▶ **Exercise goal**: Only the lines from the start of the data through the line with "df_err_gly = [0.3, 0.5, 0.5, 1.0, 1.0, 1.0, 1.0, 3.5]" belong in the copy. Restate them word for word, minus the pictures.

++++++

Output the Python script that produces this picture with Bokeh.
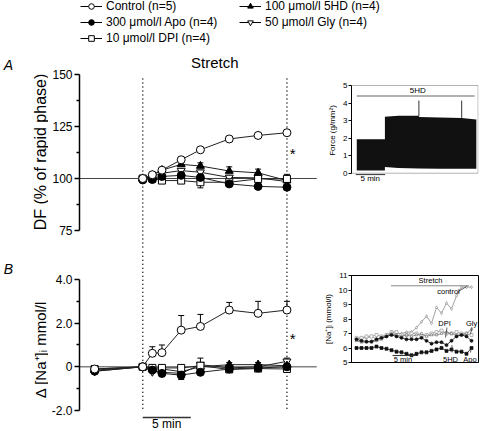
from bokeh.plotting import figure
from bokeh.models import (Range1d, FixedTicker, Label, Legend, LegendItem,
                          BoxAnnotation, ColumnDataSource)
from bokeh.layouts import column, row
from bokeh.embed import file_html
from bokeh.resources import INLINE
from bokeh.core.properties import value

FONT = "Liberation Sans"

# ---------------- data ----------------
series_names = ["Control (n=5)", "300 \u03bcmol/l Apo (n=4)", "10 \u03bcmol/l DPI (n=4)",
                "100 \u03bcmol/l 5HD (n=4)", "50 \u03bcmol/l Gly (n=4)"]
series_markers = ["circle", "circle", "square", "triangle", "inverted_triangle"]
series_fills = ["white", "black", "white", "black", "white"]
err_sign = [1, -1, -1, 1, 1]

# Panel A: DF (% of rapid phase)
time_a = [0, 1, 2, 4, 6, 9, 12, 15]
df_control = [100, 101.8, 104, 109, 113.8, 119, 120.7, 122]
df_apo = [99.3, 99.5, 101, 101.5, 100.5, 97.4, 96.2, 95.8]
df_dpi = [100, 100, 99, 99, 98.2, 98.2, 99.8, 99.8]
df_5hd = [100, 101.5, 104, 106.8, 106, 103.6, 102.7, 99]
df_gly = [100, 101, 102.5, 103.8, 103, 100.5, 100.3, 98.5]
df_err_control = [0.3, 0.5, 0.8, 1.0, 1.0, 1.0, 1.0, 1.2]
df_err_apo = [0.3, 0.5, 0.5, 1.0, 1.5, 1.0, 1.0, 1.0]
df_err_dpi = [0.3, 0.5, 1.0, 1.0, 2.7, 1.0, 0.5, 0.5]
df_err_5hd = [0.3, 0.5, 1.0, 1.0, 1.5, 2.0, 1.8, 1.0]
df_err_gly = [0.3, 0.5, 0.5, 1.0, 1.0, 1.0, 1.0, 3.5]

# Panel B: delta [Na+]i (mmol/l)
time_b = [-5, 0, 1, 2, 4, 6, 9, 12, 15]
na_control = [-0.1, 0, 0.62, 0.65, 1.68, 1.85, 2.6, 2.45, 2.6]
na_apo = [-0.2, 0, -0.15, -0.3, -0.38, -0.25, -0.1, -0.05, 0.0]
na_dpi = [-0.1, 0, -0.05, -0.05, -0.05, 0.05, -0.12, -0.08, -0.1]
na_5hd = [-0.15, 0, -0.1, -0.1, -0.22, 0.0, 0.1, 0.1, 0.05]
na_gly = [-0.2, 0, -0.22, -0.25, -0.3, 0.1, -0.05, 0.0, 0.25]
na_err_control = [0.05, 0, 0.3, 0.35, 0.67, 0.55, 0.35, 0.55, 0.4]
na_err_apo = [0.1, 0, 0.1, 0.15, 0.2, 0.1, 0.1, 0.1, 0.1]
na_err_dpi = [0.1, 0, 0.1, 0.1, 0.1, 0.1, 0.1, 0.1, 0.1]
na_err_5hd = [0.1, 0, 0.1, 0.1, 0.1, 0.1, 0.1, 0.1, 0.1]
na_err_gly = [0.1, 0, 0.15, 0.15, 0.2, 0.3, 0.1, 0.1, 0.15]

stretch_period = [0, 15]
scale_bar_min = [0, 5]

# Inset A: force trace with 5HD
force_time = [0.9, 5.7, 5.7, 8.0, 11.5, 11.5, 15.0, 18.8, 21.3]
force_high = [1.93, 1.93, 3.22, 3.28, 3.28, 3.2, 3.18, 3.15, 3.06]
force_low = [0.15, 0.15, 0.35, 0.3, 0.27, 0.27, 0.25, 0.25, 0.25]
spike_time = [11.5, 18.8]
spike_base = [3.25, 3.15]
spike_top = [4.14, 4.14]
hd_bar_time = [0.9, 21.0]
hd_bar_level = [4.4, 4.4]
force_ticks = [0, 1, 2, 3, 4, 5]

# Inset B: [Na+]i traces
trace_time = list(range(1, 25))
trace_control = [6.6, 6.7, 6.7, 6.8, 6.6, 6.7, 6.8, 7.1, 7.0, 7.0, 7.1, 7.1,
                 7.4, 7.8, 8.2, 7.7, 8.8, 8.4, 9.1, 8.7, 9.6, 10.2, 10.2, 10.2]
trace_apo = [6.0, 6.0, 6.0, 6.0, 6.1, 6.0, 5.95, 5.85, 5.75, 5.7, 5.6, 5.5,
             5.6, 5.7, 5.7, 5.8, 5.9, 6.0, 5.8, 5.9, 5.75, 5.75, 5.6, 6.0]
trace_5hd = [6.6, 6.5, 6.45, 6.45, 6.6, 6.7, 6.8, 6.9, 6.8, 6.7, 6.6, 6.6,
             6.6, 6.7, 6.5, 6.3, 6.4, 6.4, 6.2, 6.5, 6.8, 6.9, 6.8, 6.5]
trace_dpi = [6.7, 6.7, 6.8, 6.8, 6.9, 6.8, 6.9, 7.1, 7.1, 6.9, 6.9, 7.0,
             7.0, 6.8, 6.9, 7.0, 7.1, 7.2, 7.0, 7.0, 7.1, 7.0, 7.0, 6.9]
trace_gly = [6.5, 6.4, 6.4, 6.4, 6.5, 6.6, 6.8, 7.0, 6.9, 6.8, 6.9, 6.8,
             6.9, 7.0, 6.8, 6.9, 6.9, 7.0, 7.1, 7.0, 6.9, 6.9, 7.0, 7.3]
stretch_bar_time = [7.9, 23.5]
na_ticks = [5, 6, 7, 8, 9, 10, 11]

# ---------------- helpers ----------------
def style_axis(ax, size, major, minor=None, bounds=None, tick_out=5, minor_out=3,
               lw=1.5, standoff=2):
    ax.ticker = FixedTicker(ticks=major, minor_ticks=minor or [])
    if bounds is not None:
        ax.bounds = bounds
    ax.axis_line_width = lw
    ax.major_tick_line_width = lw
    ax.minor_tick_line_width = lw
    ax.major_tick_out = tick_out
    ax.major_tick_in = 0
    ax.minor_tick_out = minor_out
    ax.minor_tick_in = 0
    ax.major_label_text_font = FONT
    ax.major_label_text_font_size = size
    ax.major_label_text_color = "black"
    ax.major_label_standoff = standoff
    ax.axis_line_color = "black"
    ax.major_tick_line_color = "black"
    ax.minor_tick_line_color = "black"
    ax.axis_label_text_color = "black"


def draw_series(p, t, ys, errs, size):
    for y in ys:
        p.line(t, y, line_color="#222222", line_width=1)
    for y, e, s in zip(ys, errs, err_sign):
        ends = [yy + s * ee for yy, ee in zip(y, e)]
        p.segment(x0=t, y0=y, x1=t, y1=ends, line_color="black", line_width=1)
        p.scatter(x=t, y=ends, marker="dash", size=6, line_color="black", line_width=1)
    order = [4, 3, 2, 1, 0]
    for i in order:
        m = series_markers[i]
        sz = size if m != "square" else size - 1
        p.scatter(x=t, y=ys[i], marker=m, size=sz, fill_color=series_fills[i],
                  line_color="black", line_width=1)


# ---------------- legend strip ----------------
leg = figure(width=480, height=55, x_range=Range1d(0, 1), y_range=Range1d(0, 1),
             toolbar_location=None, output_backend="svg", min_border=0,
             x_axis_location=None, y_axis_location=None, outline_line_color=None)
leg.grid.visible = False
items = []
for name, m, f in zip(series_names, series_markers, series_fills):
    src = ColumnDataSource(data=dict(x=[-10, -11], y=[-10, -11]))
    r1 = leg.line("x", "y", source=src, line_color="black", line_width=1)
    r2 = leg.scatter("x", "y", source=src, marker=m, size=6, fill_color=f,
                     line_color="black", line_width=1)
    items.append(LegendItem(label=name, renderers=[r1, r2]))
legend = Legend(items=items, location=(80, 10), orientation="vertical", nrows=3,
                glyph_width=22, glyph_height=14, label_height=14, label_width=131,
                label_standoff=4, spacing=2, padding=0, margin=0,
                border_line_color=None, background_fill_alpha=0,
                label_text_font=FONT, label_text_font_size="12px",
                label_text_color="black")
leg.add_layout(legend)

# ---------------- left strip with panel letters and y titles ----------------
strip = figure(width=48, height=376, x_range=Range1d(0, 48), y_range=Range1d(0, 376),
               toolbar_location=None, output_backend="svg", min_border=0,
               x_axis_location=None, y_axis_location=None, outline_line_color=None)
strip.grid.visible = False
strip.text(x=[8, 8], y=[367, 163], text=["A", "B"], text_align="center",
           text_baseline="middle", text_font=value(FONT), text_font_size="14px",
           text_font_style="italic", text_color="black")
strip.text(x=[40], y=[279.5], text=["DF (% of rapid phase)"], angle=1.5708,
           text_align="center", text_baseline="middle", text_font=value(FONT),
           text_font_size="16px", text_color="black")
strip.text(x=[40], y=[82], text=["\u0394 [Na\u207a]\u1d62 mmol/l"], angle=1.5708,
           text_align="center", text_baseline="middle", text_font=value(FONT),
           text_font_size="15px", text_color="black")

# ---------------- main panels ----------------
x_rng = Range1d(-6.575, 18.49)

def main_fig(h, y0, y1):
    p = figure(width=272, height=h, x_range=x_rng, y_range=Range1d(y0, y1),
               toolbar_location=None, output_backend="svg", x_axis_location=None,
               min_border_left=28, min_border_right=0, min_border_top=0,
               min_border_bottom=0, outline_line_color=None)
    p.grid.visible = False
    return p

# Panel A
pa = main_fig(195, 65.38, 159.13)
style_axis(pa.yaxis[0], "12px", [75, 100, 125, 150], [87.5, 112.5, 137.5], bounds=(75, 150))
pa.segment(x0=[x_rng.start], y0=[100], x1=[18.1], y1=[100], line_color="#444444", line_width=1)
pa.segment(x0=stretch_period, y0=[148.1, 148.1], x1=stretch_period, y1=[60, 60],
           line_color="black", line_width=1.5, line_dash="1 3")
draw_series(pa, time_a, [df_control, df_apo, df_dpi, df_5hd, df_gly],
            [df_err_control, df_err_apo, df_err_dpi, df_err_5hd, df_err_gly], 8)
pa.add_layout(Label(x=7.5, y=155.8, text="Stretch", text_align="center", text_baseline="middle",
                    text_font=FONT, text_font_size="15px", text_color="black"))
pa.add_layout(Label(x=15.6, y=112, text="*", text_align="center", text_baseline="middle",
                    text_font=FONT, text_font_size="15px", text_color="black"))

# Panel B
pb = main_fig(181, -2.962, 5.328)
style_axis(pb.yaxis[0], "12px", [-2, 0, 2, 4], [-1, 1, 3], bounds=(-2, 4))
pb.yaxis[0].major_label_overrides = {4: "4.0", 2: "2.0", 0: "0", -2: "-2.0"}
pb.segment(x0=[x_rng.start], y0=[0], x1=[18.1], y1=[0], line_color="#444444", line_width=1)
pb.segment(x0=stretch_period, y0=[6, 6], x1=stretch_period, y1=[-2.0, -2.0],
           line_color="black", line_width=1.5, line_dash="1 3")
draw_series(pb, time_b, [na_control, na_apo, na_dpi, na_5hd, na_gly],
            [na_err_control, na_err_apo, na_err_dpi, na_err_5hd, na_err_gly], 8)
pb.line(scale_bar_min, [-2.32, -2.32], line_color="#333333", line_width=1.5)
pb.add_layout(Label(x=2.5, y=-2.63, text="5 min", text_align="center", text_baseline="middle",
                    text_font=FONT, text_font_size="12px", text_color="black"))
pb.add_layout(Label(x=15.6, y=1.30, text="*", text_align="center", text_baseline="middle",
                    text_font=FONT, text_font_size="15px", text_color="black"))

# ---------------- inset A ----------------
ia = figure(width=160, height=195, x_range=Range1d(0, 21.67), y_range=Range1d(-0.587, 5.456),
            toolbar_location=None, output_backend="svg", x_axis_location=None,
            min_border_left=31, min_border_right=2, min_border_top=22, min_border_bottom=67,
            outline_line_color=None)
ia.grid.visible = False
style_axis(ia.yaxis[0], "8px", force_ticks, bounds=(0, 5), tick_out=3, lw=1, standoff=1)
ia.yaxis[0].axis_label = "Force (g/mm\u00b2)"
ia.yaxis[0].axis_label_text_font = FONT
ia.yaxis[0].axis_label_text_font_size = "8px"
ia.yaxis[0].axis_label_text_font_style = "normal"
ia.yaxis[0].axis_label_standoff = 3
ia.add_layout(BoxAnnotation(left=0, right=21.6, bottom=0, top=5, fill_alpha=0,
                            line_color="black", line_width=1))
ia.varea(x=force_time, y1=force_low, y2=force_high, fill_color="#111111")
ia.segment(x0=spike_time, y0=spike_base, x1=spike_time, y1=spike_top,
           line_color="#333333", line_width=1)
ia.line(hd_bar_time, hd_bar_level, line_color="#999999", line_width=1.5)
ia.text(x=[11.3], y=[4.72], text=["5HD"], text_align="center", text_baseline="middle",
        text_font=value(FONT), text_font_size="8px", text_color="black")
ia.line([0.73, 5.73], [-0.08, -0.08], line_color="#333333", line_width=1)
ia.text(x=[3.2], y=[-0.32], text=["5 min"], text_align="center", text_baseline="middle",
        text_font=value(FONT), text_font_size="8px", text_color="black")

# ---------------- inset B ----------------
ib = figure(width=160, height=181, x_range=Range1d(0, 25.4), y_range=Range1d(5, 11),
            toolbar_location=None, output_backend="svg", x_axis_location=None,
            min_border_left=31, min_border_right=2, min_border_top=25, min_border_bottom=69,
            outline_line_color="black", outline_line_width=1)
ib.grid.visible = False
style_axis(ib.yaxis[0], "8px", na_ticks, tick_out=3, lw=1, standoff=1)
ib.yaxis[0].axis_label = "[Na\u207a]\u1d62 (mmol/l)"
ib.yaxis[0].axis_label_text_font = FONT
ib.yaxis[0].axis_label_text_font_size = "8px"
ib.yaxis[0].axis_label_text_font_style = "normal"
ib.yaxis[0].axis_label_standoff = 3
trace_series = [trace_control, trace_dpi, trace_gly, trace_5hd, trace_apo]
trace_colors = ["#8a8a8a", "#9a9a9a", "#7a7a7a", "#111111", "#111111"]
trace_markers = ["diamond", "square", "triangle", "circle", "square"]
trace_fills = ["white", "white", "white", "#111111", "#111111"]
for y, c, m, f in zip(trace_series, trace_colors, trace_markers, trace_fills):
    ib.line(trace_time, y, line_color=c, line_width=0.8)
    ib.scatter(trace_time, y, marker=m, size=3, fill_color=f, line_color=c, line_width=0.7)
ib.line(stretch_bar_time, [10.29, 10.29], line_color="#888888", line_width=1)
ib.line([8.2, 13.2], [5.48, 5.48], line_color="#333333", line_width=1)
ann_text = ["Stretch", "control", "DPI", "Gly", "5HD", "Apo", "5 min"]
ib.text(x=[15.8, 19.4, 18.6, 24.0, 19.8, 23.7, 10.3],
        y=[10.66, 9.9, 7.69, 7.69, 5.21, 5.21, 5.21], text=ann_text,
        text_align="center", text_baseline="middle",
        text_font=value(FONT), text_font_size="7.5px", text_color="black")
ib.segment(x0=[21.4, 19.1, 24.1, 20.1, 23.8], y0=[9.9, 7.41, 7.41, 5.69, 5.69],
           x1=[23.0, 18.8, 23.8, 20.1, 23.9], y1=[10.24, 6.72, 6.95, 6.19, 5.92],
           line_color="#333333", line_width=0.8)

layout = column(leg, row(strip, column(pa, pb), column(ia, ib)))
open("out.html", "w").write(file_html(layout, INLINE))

++++++

▶ **Task output**:
Output the Python script that produces this picture with Bokeh.
from bokeh.plotting import figure
from bokeh.models import (Range1d, FixedTicker, Label, Legend, LegendItem,
                          BoxAnnotation, ColumnDataSource)
from bokeh.layouts import column, row
from bokeh.embed import file_html
from bokeh.resources import INLINE
from bokeh.core.properties import value

FONT = "Liberation Sans"

# ---------------- data ----------------
series_names = ["Control (n=5)", "300 \u03bcmol/l Apo (n=4)", "10 \u03bcmol/l DPI (n=4)",
                "100 \u03bcmol/l 5HD (n=4)", "50 \u03bcmol/l Gly (n=4)"]
series_markers = ["circle", "circle", "square", "triangle", "inverted_triangle"]
series_fills = ["white", "black", "white", "black", "white"]
err_sign = [1, -1, -1, 1, 1]

# Panel A: DF (% of rapid phase)
time_a = [0, 1, 2, 4, 6, 9, 12, 15]
df_control = [100, 101.8, 104, 109, 113.8, 119, 120.7, 122]
df_apo = [99.3, 99.5, 101, 101.5, 100.5, 97.4, 96.2, 95.8]
df_dpi = [100, 100, 99, 99, 98.2, 98.2, 99.8, 99.8]
df_5hd = [100, 101.5, 104, 106.8, 106, 103.6, 102.7, 99]
df_gly = [100, 101, 102.5, 103.8, 103, 100.5, 100.3, 98.5]
df_err_control = [0.3, 0.5, 0.8, 1.0, 1.0, 1.0, 1.0, 1.2]
df_err_apo = [0.3, 0.5, 0.5, 1.0, 1.5, 1.0, 1.0, 1.0]
df_err_dpi = [0.3, 0.5, 1.0, 1.0, 2.7, 1.0, 0.5, 0.5]
df_err_5hd = [0.3, 0.5, 1.0, 1.0, 1.5, 2.0, 1.8, 1.0]
df_err_gly = [0.3, 0.5, 0.5, 1.0, 1.0, 1.0, 1.0, 3.5]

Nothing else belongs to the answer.